2016-11-10 清水穰 袁璟 瑞象馆

“杉本博司”专题序


2016年9月3日,日本东京都写真美术馆历时两年闭馆装修之后,重新开馆。这新装开馆的第一个展览就是杉本博司大型展览《今日 世界死了——失落的人类存档》。该展览是在2014年巴黎东京宫举行的同名展览的基础上,加上他的摄影新作《废墟剧场》与新摄影装置《佛海》构成的。在这个展览中,杉本博司一改以往的创作模式,完全以装置作品为主体。可以说,这位最后的现代主义者似乎已经打算全面进入“当代摄影”系统。倘若我们将目光往前回溯,或许就会发现,杉本博司早在几年之前便已经显露转型的趋势。而《今日 世界死了——失落的人类存档》大概可以视为这一转型的成果。这次的专题,我们希望通过四篇文章来追溯杉本博司这几年在创作上的转变,以求更清晰准确地了解这个摄影家中的哲学家的作品与思想。


(文/ 林叶)


从“负片”的永远到“正片”的永远

——野村万斋x杉本博司三番叟公演《神秘域其二》


文/ 清水穰

译/ 袁璟

 

近几年,杉本博司对摄影的兴趣仿佛已经消失。以【新材料研究所】为基础进行的建筑、内装和家具的设计,尚且能够理解为他眼中摄影装置的延伸,而与【小田原文化财团】合作,基于日本传统艺能进行的创作,特别是对狂言和文乐的改编及演出,这些究竟与他的摄影有什么样的联系呢。

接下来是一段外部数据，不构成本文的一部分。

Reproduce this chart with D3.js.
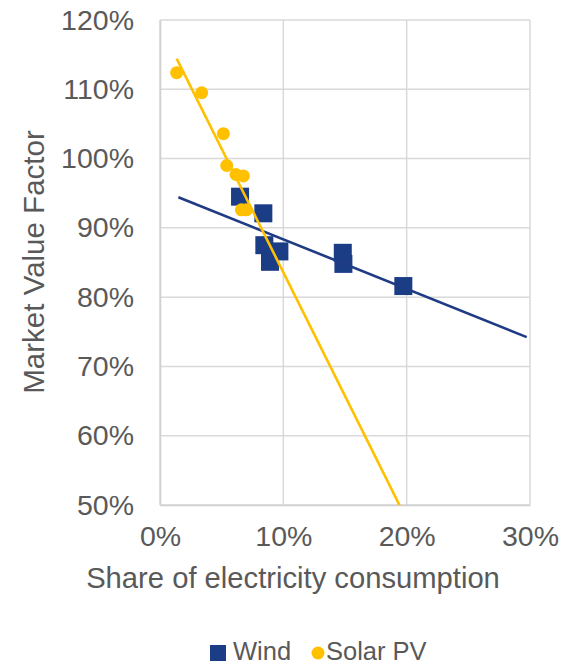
<!DOCTYPE html>
<html><head><meta charset="utf-8">
<script src="https://cdn.jsdelivr.net/npm/d3@7"></script>
<style>body{margin:0;background:#fff}svg{display:block}text{font-family:"Liberation Sans",Arial,sans-serif;fill:#595959}</style>
</head><body>
<svg id="c" width="579" height="666"></svg>
<script>
// Data (shares and market value factors in %)
const windShare = [6.49, 8.38, 8.46, 8.92, 9.68, 14.82, 14.87, 19.73];
const windValue = [94.5, 92.1, 87.5, 85.1, 86.6, 86.4, 84.8, 81.6];
const solarShare = [1.35, 3.38, 5.14, 5.41, 6.16, 6.76, 6.6, 7.0];
const solarValue = [112.4, 109.5, 103.6, 99.0, 97.7, 97.5, 92.6, 92.6];
const windForecast = [5, 10];   // backward, forward (percentage points)
const solarForecast = [0, 25];
const xTicks = [0, 10, 20, 30];
const yTicks = [50, 60, 70, 80, 90, 100, 110, 120];
const seriesNames = ["Wind", "Solar PV"];
const colors = {wind: "#1b3d86", windLine: "#1f3b84", solar: "#ffc000"};

const svg = d3.select("#c");
const x = d3.scaleLinear().domain([0, 30]).range([160, 530]);
const y = d3.scaleLinear().domain([50, 120]).range([505, 20]);

// gridlines
const grid = svg.append("g");
grid.selectAll("line.h").data(yTicks).join("line")
  .attr("x1", x(0)).attr("x2", x(30)).attr("y1", d => y(d)).attr("y2", d => y(d))
  .attr("stroke", "#d9d9d9").attr("stroke-width", 1.5);
grid.selectAll("line.v").data(xTicks).join("line")
  .attr("y1", y(50)).attr("y2", y(120)).attr("x1", d => x(d)).attr("x2", d => x(d))
  .attr("stroke", "#d9d9d9").attr("stroke-width", 1.5);

// axes labels
const yAxis = d3.axisLeft(y).tickValues(yTicks).tickFormat(d => d + "%").tickSize(0).tickPadding(26);
const gy = svg.append("g").attr("transform", `translate(${x(0)},0)`).call(yAxis);
gy.select(".domain").attr("stroke", "#d0d0d0").attr("stroke-width", 1.5);
gy.selectAll("text").attr("font-size", 28.5).style("fill", "#595959").attr("font-family", "Liberation Sans, Arial, sans-serif");

const xAxis = d3.axisBottom(x).tickValues(xTicks).tickFormat(d => d + "%").tickSize(0).tickPadding(21);
const gx = svg.append("g").attr("transform", `translate(0,${y(50)})`).call(xAxis);
gx.select(".domain").attr("stroke", "#d0d0d0").attr("stroke-width", 1.5);
gx.selectAll("text").attr("font-size", 28.5).style("fill", "#595959").attr("font-family", "Liberation Sans, Arial, sans-serif");

// axis titles
svg.append("text").attr("x", 293).attr("y", 588).attr("text-anchor", "middle")
  .attr("font-size", 29.2).text("Share of electricity consumption");
svg.append("text").attr("transform", "translate(44,262) rotate(-90)").attr("text-anchor", "middle")
  .attr("font-size", 29.5).text("Market Value Factor");

// regression
function regress(xs, ys) {
  const n = xs.length, mx = d3.mean(xs), my = d3.mean(ys);
  let sxy = 0, sxx = 0;
  for (let i = 0; i < n; i++) { sxy += (xs[i]-mx)*(ys[i]-my); sxx += (xs[i]-mx)**2; }
  const b = sxy / sxx; return {b, a: my - b*mx};
}
svg.append("clipPath").attr("id", "clip").append("rect")
  .attr("x", x(0)).attr("y", y(120)).attr("width", x(30)-x(0)).attr("height", y(50)-y(120));

const plot = svg.append("g");

// wind squares
const sq = 18;
plot.selectAll("rect.w").data(windShare.map((s, i) => [s, windValue[i]])).join("rect")
  .attr("x", d => x(d[0]) - sq/2).attr("y", d => y(d[1]) - sq/2)
  .attr("width", sq).attr("height", sq).attr("fill", colors.wind);

// wind trend
const wr = regress(windShare, windValue);
const wx0 = d3.min(windShare) - windForecast[0], wx1 = d3.max(windShare) + windForecast[1];
plot.append("line").attr("clip-path", "url(#clip)")
  .attr("x1", x(wx0)).attr("y1", y(wr.a + wr.b*wx0)).attr("x2", x(wx1)).attr("y2", y(wr.a + wr.b*wx1))
  .attr("stroke", colors.windLine).attr("stroke-width", 2.6);

// solar dots
plot.selectAll("circle.s").data(solarShare.map((s, i) => [s, solarValue[i]])).join("circle")
  .attr("cx", d => x(d[0])).attr("cy", d => y(d[1])).attr("r", 6.5).attr("fill", colors.solar);

// solar trend
const sr = regress(solarShare, solarValue);
const sx0 = d3.min(solarShare) - solarForecast[0], sx1 = d3.max(solarShare) + solarForecast[1];
plot.append("line").attr("clip-path", "url(#clip)")
  .attr("x1", x(sx0)).attr("y1", y(sr.a + sr.b*sx0)).attr("x2", x(sx1)).attr("y2", y(sr.a + sr.b*sx1))
  .attr("stroke", colors.solar).attr("stroke-width", 2.6);

// legend
const lg = svg.append("g");
lg.append("rect").attr("x", 210).attr("y", 645).attr("width", 16).attr("height", 16).attr("fill", colors.wind);
lg.append("text").attr("x", 233).attr("y", 660).attr("font-size", 25.5).text(seriesNames[0]);
lg.append("circle").attr("cx", 318).attr("cy", 653).attr("r", 6.5).attr("fill", colors.solar);
lg.append("text").attr("x", 326).attr("y", 660).attr("font-size", 25.5).text(seriesNames[1]);
</script>
</body></html>
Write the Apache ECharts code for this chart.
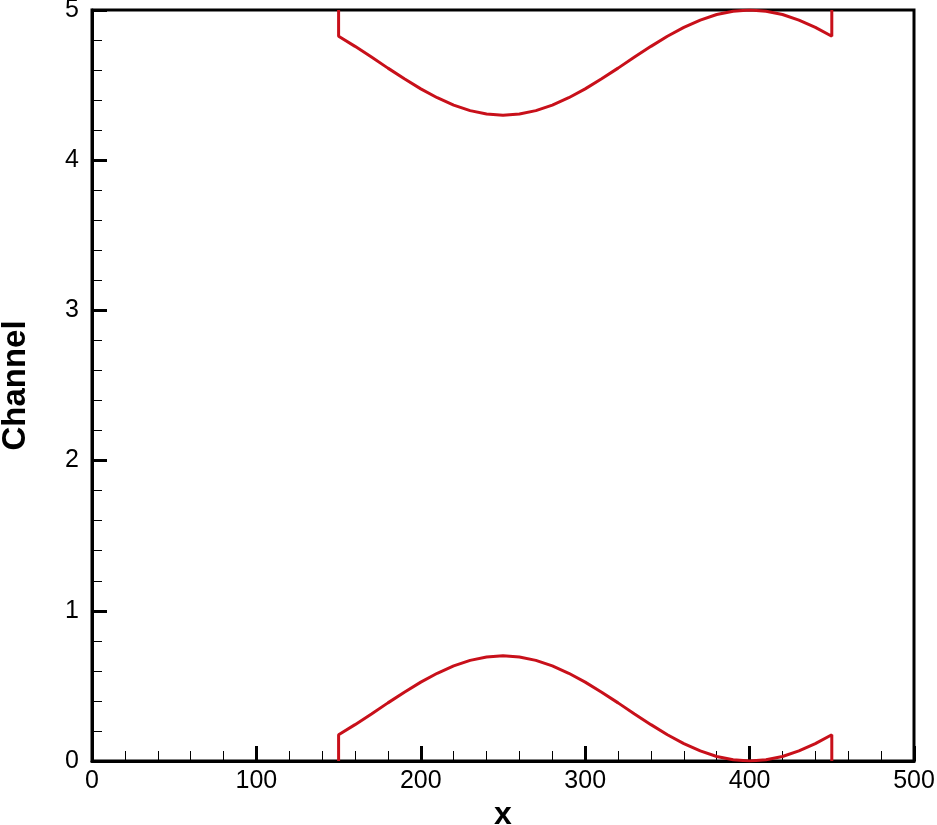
<!DOCTYPE html>
<html>
<head>
<meta charset="utf-8">
<script src="https://cdn.jsdelivr.net/npm/echarts@6/dist/echarts.min.js"></script>
<style>html,body{margin:0;padding:0;background:#fff}#c{width:937px;height:825px}</style>
</head>
<body>
<div id="c"></div>
<script>
const xVals = [150,150,160,170,180,190,200,210,220,230,240,250,260,270,280,290,300,310,320,330,340,350,360,370,380,390,400,410,420,430,440,450,450];
const lowerWall = [0,0.175,0.242,0.313,0.387,0.458,0.525,0.584,0.633,0.670,0.692,0.700,0.692,0.670,0.633,0.584,0.525,0.458,0.387,0.313,0.242,0.175,0.116,0.067,0.030,0.008,0,0.008,0.030,0.067,0.116,0.175,0];
const upperWall = [5,4.825,4.758,4.687,4.613,4.542,4.475,4.416,4.367,4.330,4.308,4.300,4.308,4.330,4.367,4.416,4.475,4.542,4.613,4.687,4.758,4.825,4.884,4.933,4.970,4.992,5,4.992,4.970,4.933,4.884,4.825,5];
const xTicks = [0,100,200,300,400,500];
const yTicks = [0,1,2,3,4,5];

const chart = echarts.init(document.getElementById('c'));
const font = "'Liberation Sans', Arial, sans-serif";
const lineColor = '#c8101a';
chart.setOption({
  animation: false,
  grid: {left: 92, right: 23, top: 10, bottom: 64, show: true, borderColor: '#000', borderWidth: 3, containLabel: false, outerBoundsMode: 'none'},
  xAxis: {
    type: 'value', min: xTicks[0], max: xTicks[xTicks.length-1], interval: 100,
    name: 'x', nameLocation: 'middle', nameGap: 38,
    nameTextStyle: {fontFamily: font, fontWeight: 'bold', fontSize: 32, color: '#000'},
    axisLine: {show: true, lineStyle: {color: '#000', width: 3}},
    axisTick: {show: true, inside: true, length: 15, lineStyle: {color: '#000', width: 3}},
    minorTick: {show: true, splitNumber: 5, length: 10, lineStyle: {color: '#000', width: 1}},
    axisLabel: {fontFamily: font, fontSize: 25, color: '#000', margin: 8},
    splitLine: {show: false}
  },
  yAxis: {
    type: 'value', min: yTicks[0], max: yTicks[yTicks.length-1], interval: 1,
    name: 'Channel', nameLocation: 'middle', nameGap: 60, nameRotate: 90,
    nameTextStyle: {fontFamily: font, fontWeight: 'bold', fontSize: 33, color: '#000'},
    axisLine: {show: true, lineStyle: {color: '#000', width: 3}},
    axisTick: {show: true, inside: true, length: 15, lineStyle: {color: '#000', width: 3}},
    minorTick: {show: true, splitNumber: 5, length: 10, lineStyle: {color: '#000', width: 1}},
    axisLabel: {fontFamily: font, fontSize: 25, color: '#000', margin: 13},
    splitLine: {show: false}
  },
  series: [
    {type: 'line', data: xVals.map((x,i)=>[x, lowerWall[i]]), showSymbol: false, lineStyle: {color: lineColor, width: 3}, z: 1},
    {type: 'line', data: xVals.map((x,i)=>[x, upperWall[i]]), showSymbol: false, lineStyle: {color: lineColor, width: 3}, z: 1}
  ]
});
</script>
</body>
</html>
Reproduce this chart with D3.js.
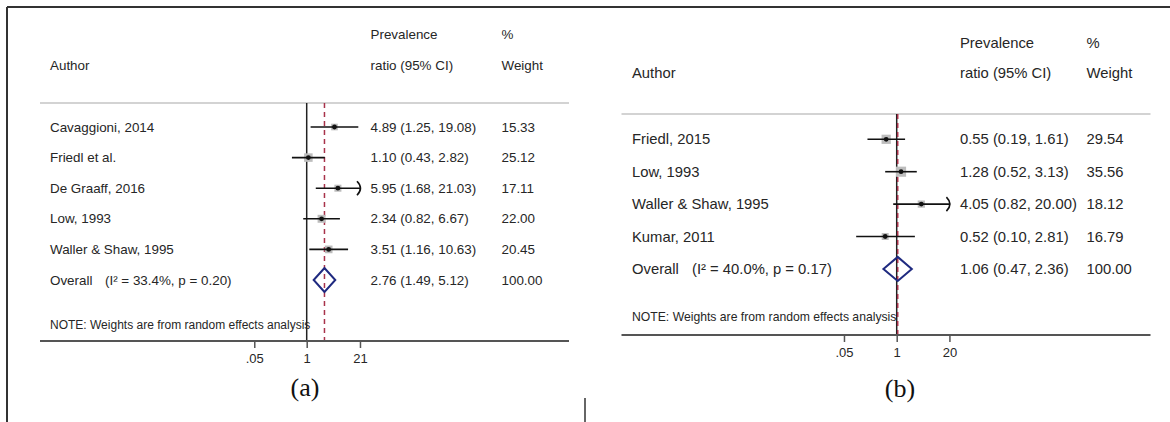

关于“摄影为何这一问题,现代摄影提供了某种伦理式的答案。摄影必须如实地拍摄如实的世界。所谓“如实”,即不掺杂任何作者自己的审美意识、价值观、图像或语言,保持其原始的状态,意指在主客观分立的立场形成之前便已存在的光辉世界。举例来说,“在被命名为海之前便已存在的海”就是一个没有“人类”的存在,只有光与元素的永恒世界。而杉本博司便是以其独特的方式守护这种“永远”=现代伦理的关系式,进行创作的摄影家。

 

随着看待自己的客观之眼不断变得敏锐,对于主客观混同的世界也开始更深刻地有所理解。[…]与此同时,我自身的轮廓也与之明显区分开来,渐次远去。听到的声音都变成了音乐而径自消失,那个“存在”开始闪耀光芒。

(杉本博司的话,1977年)

 

对我而言,照相机就是将这世界原本的样子进行忠实展现的原始装置。[…]如果说世界原本的样子就是全白的屏幕的话,你的眼睛就像是投影机一般将你自己的世界显现在这片白色的屏幕上。[…]而照相机这个“没有丝毫污秽的眼睛”看到的则是这个世界原本的样子。

(杉本博司 《原本的世界》1995年6月备忘)

   

事实上,杉本博司远渡美国开始摄影创作的时候正是1970年代,彼时全球化开始在信息资本主义社会中全面展开,是现代摄影的伦理面临崩坏的时代。亲眼目睹这个“永远的世界”消亡之势,许多摄影家开始重新反思“摄影为何”这个问题。身处那个时代,他可以说是最后的现代主义者,始终如一地选择了这条不现实的坚信永恒的道路。随后,他始终探寻着用摄影的方式来表现这个显然已经无法用摄影展现的永远的世界。在他看来,摄影能够实现的并非将“永远的世界原本的样子”拍摄下来,这么做只是将无法拍摄的东西拍摄下来而已。从早期的作品贯彻到现在,杉本博司的摄影始终是将不可能的“永远”用否定的,也就是反面的形式进行表现。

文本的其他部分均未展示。